El 15 de enero de 1846, Zachary Taylor recibía la orden de avanzar hacia la frontera mexicana con el ya conocido pretexto de defender la soberanía estadounidense de un inexistente ataque mexicano sobre Texas. En la capital de la República reinaba la más absoluta tranquilidad hasta que los reveses del Ejército del Norte culminaron con el despojo de la ciudad de Matamoros apenas el 18 de marzo. Entonces los rumores de mexicanos con heridas abiertas desmayándose de dolor, de madres arrastrando a sus hijos y ancianos huyendo de un salvaje enemigo, comenzó a tomar forma en la imaginación de una Ciudad de México que sin embargo todavía estaba muy distante del teatro de la guerra.
Con el paso de los días no solo se confirmó la caída de Matamoros, también Monterrey y Saltillo habían sucumbido ante el invasor, además de que Veracruz era acechada por la marina de las barras y las estrellas. El regreso del general Antonio López de Santa Anna de su exilio en Cuba esperanzó a Ciudad de México. Pocos se preguntaron cómo había logrado eludir el bloqueo estadounidense; lo importante es que el héroe necesitado estaba presente para defender al país.
Entusiasmada la sociedad, Ciudad de México se prestó para hacer los gastos pertinentes de la nueva campaña. Dinero, joyas, víveres, soldados. Allá va el renovado ejército mexicano. Lo que pocos ciudadanos entendieron es que enviaban a pobres reclutas mal equipados, peor comidos y vestidos a una campaña con un plan demasiado ambicioso para su desempeño.
El 27 de marzo de 1847 Veracruz se rendía ante la lluvia de fuego por parte de los marines que, de acuerdo con un teniente estadounidense, caían “probablemente en alguna casa a través el techo, estallando en una horrible explosión, destruyendo familias completas de mujeres y niñas.
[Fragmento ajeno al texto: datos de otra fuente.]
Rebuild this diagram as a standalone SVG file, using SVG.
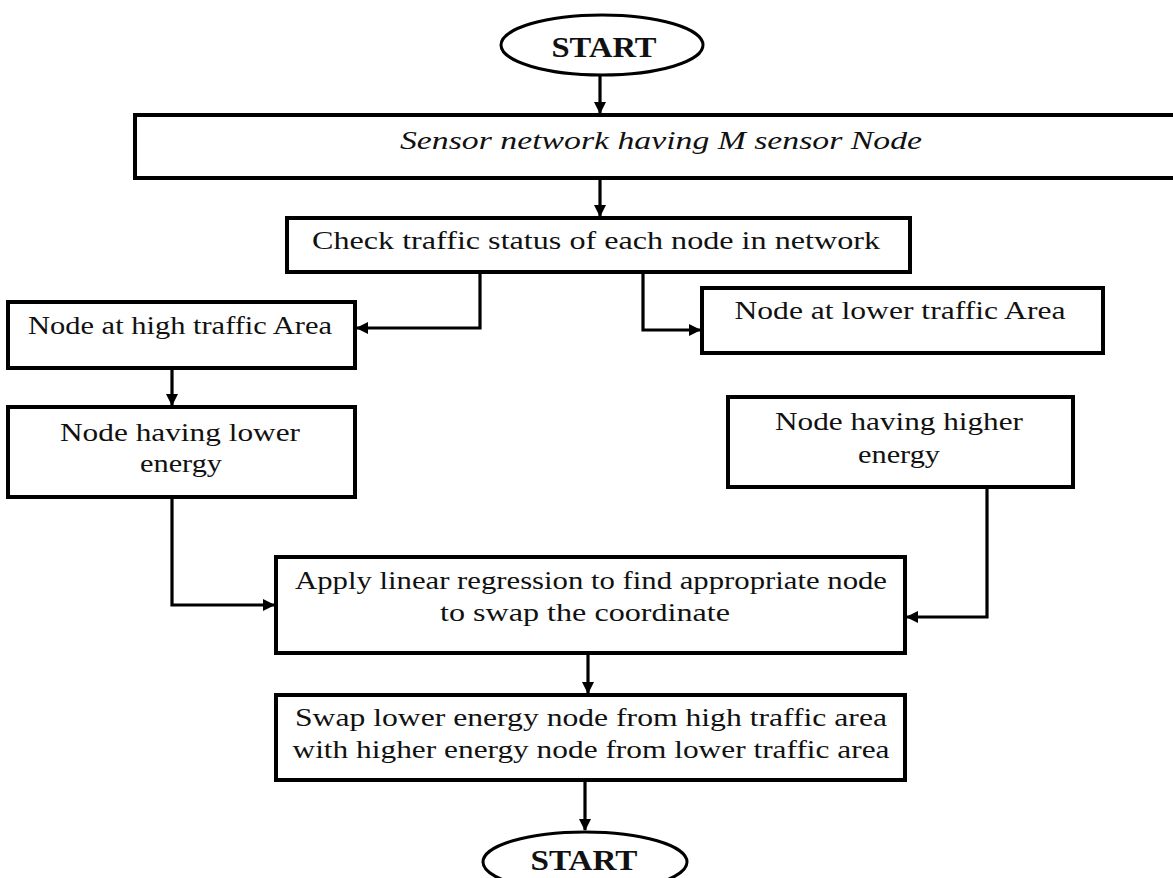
<svg xmlns="http://www.w3.org/2000/svg" width="1173" height="878" viewBox="0 0 1173 878">
<defs>
<marker id="ah" markerWidth="12" markerHeight="12" refX="11" refY="6" orient="auto" markerUnits="userSpaceOnUse">
<path d="M0,0 L12,6 L0,12 z" fill="#000"/>
</marker>
<style>
.box{fill:#fff;stroke:#000;stroke-width:4}
.t{font-family:"Liberation Serif",serif;font-size:26px;fill:#111;text-anchor:middle}
.ti{font-family:"Liberation Serif",serif;font-size:26px;font-style:italic;fill:#111;text-anchor:middle}
.tb{font-family:"Liberation Serif",serif;font-size:30px;font-weight:bold;fill:#111;text-anchor:middle}
.c{fill:none;stroke:#000;stroke-width:3.2;marker-end:url(#ah)}
</style>
</defs>
<rect width="1173" height="878" fill="#fff"/>
<g id="connectors">
<path class="c" d="M600,75 V113"/>
<path class="c" d="M600,178 V216"/>
<path class="c" d="M480,272 V328 H357"/>
<path class="c" d="M643,272 V330 H700"/>
<path class="c" d="M172,368 V405"/>
<path class="c" d="M172,497 V605 H274"/>
<path class="c" d="M987,487 V617 H907"/>
<path class="c" d="M588,653 V693"/>
<path class="c" d="M585,780 V830"/>
</g>
<g id="start">
<ellipse cx="602" cy="45" rx="101" ry="30" fill="#fff" stroke="#000" stroke-width="3"/>
<text class="tb" x="604" y="57" textLength="105" lengthAdjust="spacingAndGlyphs">START</text>
</g>
<g id="sensor-network">
<rect class="box" x="135" y="115" width="1045" height="63"/>
<text class="ti" x="661" y="149" textLength="522" lengthAdjust="spacingAndGlyphs">Sensor network having M sensor Node</text>
</g>
<g id="check-traffic">
<rect class="box" x="287" y="218" width="623" height="54"/>
<text class="t" x="596" y="249" textLength="568" lengthAdjust="spacingAndGlyphs">Check traffic status of each node in network</text>
</g>
<g id="high-traffic">
<rect class="box" x="8" y="302" width="347" height="66"/>
<text class="t" x="180" y="334" textLength="304" lengthAdjust="spacingAndGlyphs">Node at high traffic Area</text>
</g>
<g id="lower-traffic">
<rect class="box" x="702" y="288" width="401" height="65"/>
<text class="t" x="900" y="319" textLength="331" lengthAdjust="spacingAndGlyphs">Node at lower traffic Area</text>
</g>
<g id="lower-energy">
<rect class="box" x="8" y="407" width="347" height="90"/>
<text class="t" x="180" y="441" textLength="240" lengthAdjust="spacingAndGlyphs">Node having lower</text>
<text class="t" x="181" y="472" textLength="82" lengthAdjust="spacingAndGlyphs">energy</text>
</g>
<g id="higher-energy">
<rect class="box" x="728" y="397" width="345" height="90"/>
<text class="t" x="899" y="430" textLength="248" lengthAdjust="spacingAndGlyphs">Node having higher</text>
<text class="t" x="899" y="463" textLength="82" lengthAdjust="spacingAndGlyphs">energy</text>
</g>
<g id="linear-regression">
<rect class="box" x="276" y="557" width="629" height="96"/>
<text class="t" x="591" y="589" textLength="592" lengthAdjust="spacingAndGlyphs">Apply linear regression to find appropriate node</text>
<text class="t" x="585" y="621" textLength="290" lengthAdjust="spacingAndGlyphs">to swap the coordinate</text>
</g>
<g id="swap">
<rect class="box" x="276" y="695" width="629" height="85"/>
<text class="t" x="591" y="726" textLength="592" lengthAdjust="spacingAndGlyphs">Swap lower energy node from high traffic area</text>
<text class="t" x="591" y="758" textLength="597" lengthAdjust="spacingAndGlyphs">with higher energy node from lower traffic area</text>
</g>
<g id="end">
<ellipse cx="585" cy="862" rx="102" ry="30" fill="#fff" stroke="#000" stroke-width="3"/>
<text class="tb" x="584" y="870" textLength="107" lengthAdjust="spacingAndGlyphs">START</text>
</g>
</svg>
Lo cual es espantoso de solo pensarlo”.
Puebla era ocupada –ridículamente– rápido. En la Catedral Metropolitana ya se escuchaban las plegarias. Desgracia, terror, desaliento. Se veía por primera vez la llegada de amputados del frente de batalla. Carlos María de Bustamante indicaría que los sacerdotes salían de todos lados para cargar cruces y escapularios. Menos un fusil. El 9 de agosto, el célebre calendarista Abraham López indicaba que “no había un solo hombre que no se le conociera el deseo por salir al campo de batalla: la clase media y la infeliz corren a sus cuarteles a presentarse para defender a su patria; la clase rica y la aristocracia no hacen más que defender sus intereses y disponer su viaje para donde su pusilanimidad les sugiera. Los coches se ven salir en todas direcciones, los carros conducir muebles y, por último, el espanto se había apoderado de esta clase que por siempre ha deseado un príncipe extranjero”.
Los resignados al combate desfilaban por toda la ciudad hacia los puntos establecidos para su defensa. Había de todo, pues no toda la clase rica fue cobarde ni todo indigente demasiado enclenque para marchar. Resonaban los nombres de los viejos héroes nacionales junto a los ineptos actuales. La improvisación mexicana tenía que triunfar donde las fuerzas armadas más decentes que teníamos no habían podido.
El día 15 se celebra la última gran misa. Ramón Alcázar dirá de ella que fue pomposa y magnífica, con paramentos de oro y de tisú, y “en ese instante aparece el enemigo al frente: la generala se mezcla a la marcha, ¡Y ni una voz, ni un movimiento, interrumpe el acto religioso!”. Por la parte estadounidense, el teniente Daniel Harvey escribió al llegar a Tlalpan: “los malvados voluntarios habían cometido las tropelías usuales y el hermoso pueblo se encontraba casi abandonado. Tres hermosas muchachas sentadas en un balcón nos miraban pasar con calma y tal visión me gratificó, pues esperaba encontrarme pronto en un campo bañado de sangre”.